======== Information supplied ========

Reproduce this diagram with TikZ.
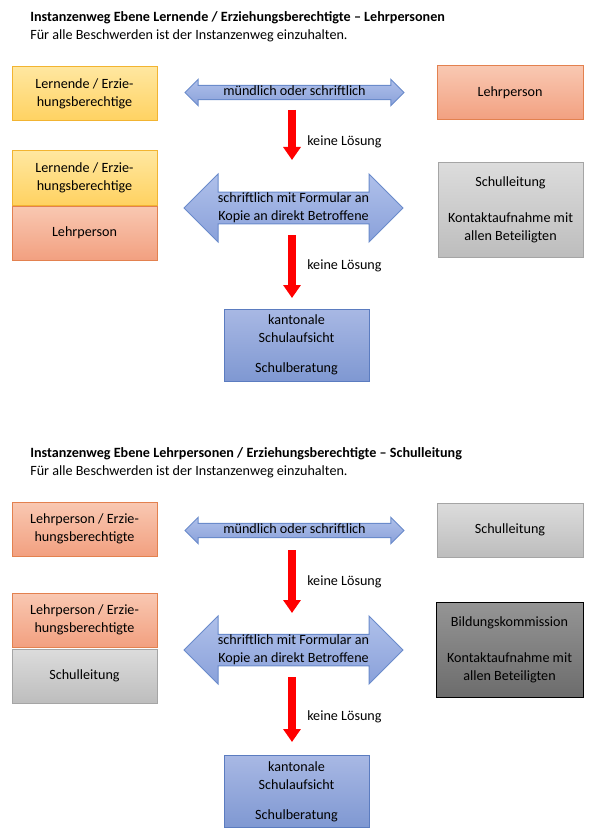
\documentclass[tikz,border=0pt]{standalone}
\usepackage{fontspec}
\setmainfont{Carlito}
\usetikzlibrary{shapes.arrows,arrows.meta}
\definecolor{yelA}{HTML}{FFE7A0}
\definecolor{yelB}{HTML}{FFD261}
\definecolor{yelD}{HTML}{F2B431}
\definecolor{salA}{HTML}{F9C8B2}
\definecolor{salB}{HTML}{F2A080}
\definecolor{salD}{HTML}{E3814F}
\definecolor{gryA}{HTML}{DCDCDC}
\definecolor{gryB}{HTML}{BDBDBD}
\definecolor{gryD}{HTML}{A5A5A5}
\definecolor{drkA}{HTML}{959595}
\definecolor{drkB}{HTML}{6C6C6C}
\definecolor{bluA}{HTML}{AFC0EA}
\definecolor{bluB}{HTML}{8AA1DA}
\definecolor{bluD}{HTML}{6A8BCB}
\definecolor{kanA}{HTML}{A8B8E4}
\definecolor{kanB}{HTML}{7F98D2}
\definecolor{kanD}{HTML}{5B7CC0}
\definecolor{rotA}{HTML}{FF0000}
\begin{document}
\begin{tikzpicture}[x=0.75pt,y=-0.75pt,
  font=\fontsize{10.6pt}{13.5pt}\selectfont,
  title/.style={anchor=west, inner sep=0pt},
  box/.style={rectangle, draw, line width=0.75pt, align=center, inner sep=0pt,
    minimum width=108.75pt, minimum height=40.5pt},
  yelbox/.style={box, draw=yelD, top color=yelA, bottom color=yelB},
  salbox/.style={box, draw=salD, top color=salA, bottom color=salB},
  grybox/.style={box, draw=gryD, top color=gryA, bottom color=gryB},
  drkbox/.style={box, draw=black, top color=drkA, bottom color=drkB},
  kanbox/.style={box, draw=kanD, top color=kanA, bottom color=kanB,
    minimum height=54pt},
  thinarrow/.style={double arrow, draw=bluD, line width=0.75pt,
    top color=bluA, bottom color=bluB, inner xsep=0pt, inner ysep=0.5pt,
    text height=7pt, text depth=2pt, minimum height=164.25pt,
    minimum width=18.75pt, double arrow head extend=4.5pt},
  fatarrow/.style={double arrow, draw=bluD, line width=0.75pt,
    top color=bluA, bottom color=bluB, inner xsep=0pt, inner ysep=0pt,
    align=center, minimum height=164.25pt,
    minimum width=51pt, double arrow head extend=13.5pt},
  redarrow/.style={draw=rotA, line width=6pt,
    -{Triangle[width=12.75pt,length=9.75pt]}},
  note/.style={anchor=west, inner sep=0pt}]
\useasboundingbox (0,0) rectangle (594,838);

% Lernende / Erziehungsberechtigte - Lehrpersonen
\node[title] (tit1) at (30,18) {\textbf{Instanzenweg Ebene Lernende / Erziehungsberechtigte – Lehrpersonen}};
\node[title] (sub1) at (30,36) {Für alle Beschwerden ist der Instanzenweg einzuhalten.};
\node[yelbox] (ln1) at (84.5,94) {Lernende / Erzie-\\hungsberechtige};
\node[thinarrow] (mu1) at (294.5,92.5) {mündlich oder schriftlich};
\node[salbox, minimum width=109.5pt] (lp1) at (510,93) {Lehrperson};
\node[yelbox] (ln2) at (84.5,178) {Lernende / Erzie-\\hungsberechtige};
\node[salbox] (lp2) at (84.5,233) {Lehrperson};
\node[fatarrow] (sf1) at (293.5,208) {schriftlich mit Formular an\\Kopie an direkt Betroffene};
\node[grybox, minimum height=70.5pt] (sl1) at (510.5,210) {Schulleitung\\[13.5pt]Kontaktaufnahme mit\\allen Beteiligten};
\node[kanbox] (ka1) at (296.5,345) {kantonale\\Schulaufsicht\\[9pt]Schulberatung};
\coordinate (r1a) at (292,110);
\coordinate (r1b) at (292,160);
\coordinate (r2a) at (292,235);
\coordinate (r2b) at (292,298);
\draw[redarrow] (r1a) -- (r1b);
\draw[redarrow] (r2a) -- (r2b);
\node[note] (kl1) at (307,142) {keine Lösung};
\node[note] (kl2) at (307,266) {keine Lösung};

% Lehrpersonen / Erziehungsberechtigte - Schulleitung
\node[title] (tit2) at (30,454) {\textbf{Instanzenweg Ebene Lehrpersonen / Erziehungsberechtigte – Schulleitung}};
\node[title] (sub2) at (30,472) {Für alle Beschwerden ist der Instanzenweg einzuhalten.};
\node[salbox] (lp3) at (84.5,529) {Lehrperson / Erzie-\\hungsberechtigte};
\node[thinarrow] (mu2) at (294.5,530.5) {mündlich oder schriftlich};
\node[grybox, minimum width=109.5pt] (sl2) at (510,530) {Schulleitung};
\node[salbox] (lp4) at (84.5,620) {Lehrperson / Erzie-\\hungsberechtigte};
\node[grybox] (sl3) at (84.5,676) {Schulleitung};
\node[fatarrow] (sf2) at (293.5,650) {schriftlich mit Formular an\\Kopie an direkt Betroffene};
\node[drkbox, minimum width=110.25pt, minimum height=71.25pt] (bk) at (509.5,649.5) {Bildungskommission\\[13.5pt]Kontaktaufnahme mit\\allen Beteiligten};
\node[kanbox] (ka2) at (296.5,791.5) {kantonale\\Schulaufsicht\\[9pt]Schulberatung};
\coordinate (r3a) at (292,550);
\coordinate (r3b) at (292,613);
\coordinate (r4a) at (292,677);
\coordinate (r4b) at (292,742);
\draw[redarrow] (r3a) -- (r3b);
\draw[redarrow] (r4a) -- (r4b);
\node[note] (kl3) at (307,582) {keine Lösung};
\node[note] (kl4) at (307,717) {keine Lösung};
\end{tikzpicture}
\end{document}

========

§ **Your objective**: Set down the material exactly, every line of it, except for the pictures.

§ **Final result**:
Reproduce this diagram with TikZ.
\documentclass[tikz,border=0pt]{standalone}
\usepackage{fontspec}
\setmainfont{Carlito}
\usetikzlibrary{shapes.arrows,arrows.meta}
\definecolor{yelA}{HTML}{FFE7A0}
\definecolor{yelB}{HTML}{FFD261}
\definecolor{yelD}{HTML}{F2B431}
\definecolor{salA}{HTML}{F9C8B2}
\definecolor{salB}{HTML}{F2A080}
\definecolor{salD}{HTML}{E3814F}
\definecolor{gryA}{HTML}{DCDCDC}
\definecolor{gryB}{HTML}{BDBDBD}
\definecolor{gryD}{HTML}{A5A5A5}
\definecolor{drkA}{HTML}{959595}
\definecolor{drkB}{HTML}{6C6C6C}
\definecolor{bluA}{HTML}{AFC0EA}
\definecolor{bluB}{HTML}{8AA1DA}
\definecolor{bluD}{HTML}{6A8BCB}
\definecolor{kanA}{HTML}{A8B8E4}
\definecolor{kanB}{HTML}{7F98D2}
\definecolor{kanD}{HTML}{5B7CC0}
\definecolor{rotA}{HTML}{FF0000}
\begin{document}
\begin{tikzpicture}[x=0.75pt,y=-0.75pt,
  font=\fontsize{10.6pt}{13.5pt}\selectfont,
  title/.style={anchor=west, inner sep=0pt},
  box/.style={rectangle, draw, line width=0.75pt, align=center, inner sep=0pt,
    minimum width=108.75pt, minimum height=40.5pt},
  yelbox/.style={box, draw=yelD, top color=yelA, bottom color=yelB},
  salbox/.style={box, draw=salD, top color=salA, bottom color=salB},
  grybox/.style={box, draw=gryD, top color=gryA, bottom color=gryB},
  drkbox/.style={box, draw=black, top color=drkA, bottom color=drkB},
  kanbox/.style={box, draw=kanD, top color=kanA, bottom color=kanB,
    minimum height=54pt},
  thinarrow/.style={double arrow, draw=bluD, line width=0.75pt,
    top color=bluA, bottom color=bluB, inner xsep=0pt, inner ysep=0.5pt,
    text height=7pt, text depth=2pt, minimum height=164.25pt,
    minimum width=18.75pt, double arrow head extend=4.5pt},
  fatarrow/.style={double arrow, draw=bluD, line width=0.75pt,
    top color=bluA, bottom color=bluB, inner xsep=0pt, inner ysep=0pt,
    align=center, minimum height=164.25pt,
    minimum width=51pt, double arrow head extend=13.5pt},
  redarrow/.style={draw=rotA, line width=6pt,
    -{Triangle[width=12.75pt,length=9.75pt]}},
  note/.style={anchor=west, inner sep=0pt}]
\useasboundingbox (0,0) rectangle (594,838);

% Lernende / Erziehungsberechtigte - Lehrpersonen
\node[title] (tit1) at (30,18) {\textbf{Instanzenweg Ebene Lernende / Erziehungsberechtigte – Lehrpersonen}};
\node[title] (sub1) at (30,36) {Für alle Beschwerden ist der Instanzenweg einzuhalten.};
\node[yelbox] (ln1) at (84.5,94) {Lernende / Erzie-\\hungsberechtige};
\node[thinarrow] (mu1) at (294.5,92.5) {mündlich oder schriftlich};
\node[salbox, minimum width=109.5pt] (lp1) at (510,93) {Lehrperson};
\node[yelbox] (ln2) at (84.5,178) {Lernende / Erzie-\\hungsberechtige};
\node[salbox] (lp2) at (84.5,233) {Lehrperson};
\node[fatarrow] (sf1) at (293.5,208) {schriftlich mit Formular an\\Kopie an direkt Betroffene};
\node[grybox, minimum height=70.5pt] (sl1) at (510.5,210) {Schulleitung\\[13.5pt]Kontaktaufnahme mit\\allen Beteiligten};
\node[kanbox] (ka1) at (296.5,345) {kantonale\\Schulaufsicht\\[9pt]Schulberatung};
\coordinate (r1a) at (292,110);
\coordinate (r1b) at (292,160);
\coordinate (r2a) at (292,235);
\coordinate (r2b) at (292,298);
\draw[redarrow] (r1a) -- (r1b);
\draw[redarrow] (r2a) -- (r2b);
\node[note] (kl1) at (307,142) {keine Lösung};
\node[note] (kl2) at (307,266) {keine Lösung};

% Lehrpersonen / Erziehungsberechtigte - Schulleitung
\node[title] (tit2) at (30,454) {\textbf{Instanzenweg Ebene Lehrpersonen / Erziehungsberechtigte – Schulleitung}};
\node[title] (sub2) at (30,472) {Für alle Beschwerden ist der Instanzenweg einzuhalten.};
\node[salbox] (lp3) at (84.5,529) {Lehrperson / Erzie-\\hungsberechtigte};
\node[thinarrow] (mu2) at (294.5,530.5) {mündlich oder schriftlich};
\node[grybox, minimum width=109.5pt] (sl2) at (510,530) {Schulleitung};
\node[salbox] (lp4) at (84.5,620) {Lehrperson / Erzie-\\hungsberechtigte};
\node[grybox] (sl3) at (84.5,676) {Schulleitung};
\node[fatarrow] (sf2) at (293.5,650) {schriftlich mit Formular an\\Kopie an direkt Betroffene};
\node[drkbox, minimum width=110.25pt, minimum height=71.25pt] (bk) at (509.5,649.5) {Bildungskommission\\[13.5pt]Kontaktaufnahme mit\\allen Beteiligten};
\node[kanbox] (ka2) at (296.5,791.5) {kantonale\\Schulaufsicht\\[9pt]Schulberatung};
\coordinate (r3a) at (292,550);
\coordinate (r3b) at (292,613);
\coordinate (r4a) at (292,677);
\coordinate (r4b) at (292,742);
\draw[redarrow] (r3a) -- (r3b);
\draw[redarrow] (r4a) -- (r4b);
\node[note] (kl3) at (307,582) {keine Lösung};
\node[note] (kl4) at (307,717) {keine Lösung};
\end{tikzpicture}
\end{document}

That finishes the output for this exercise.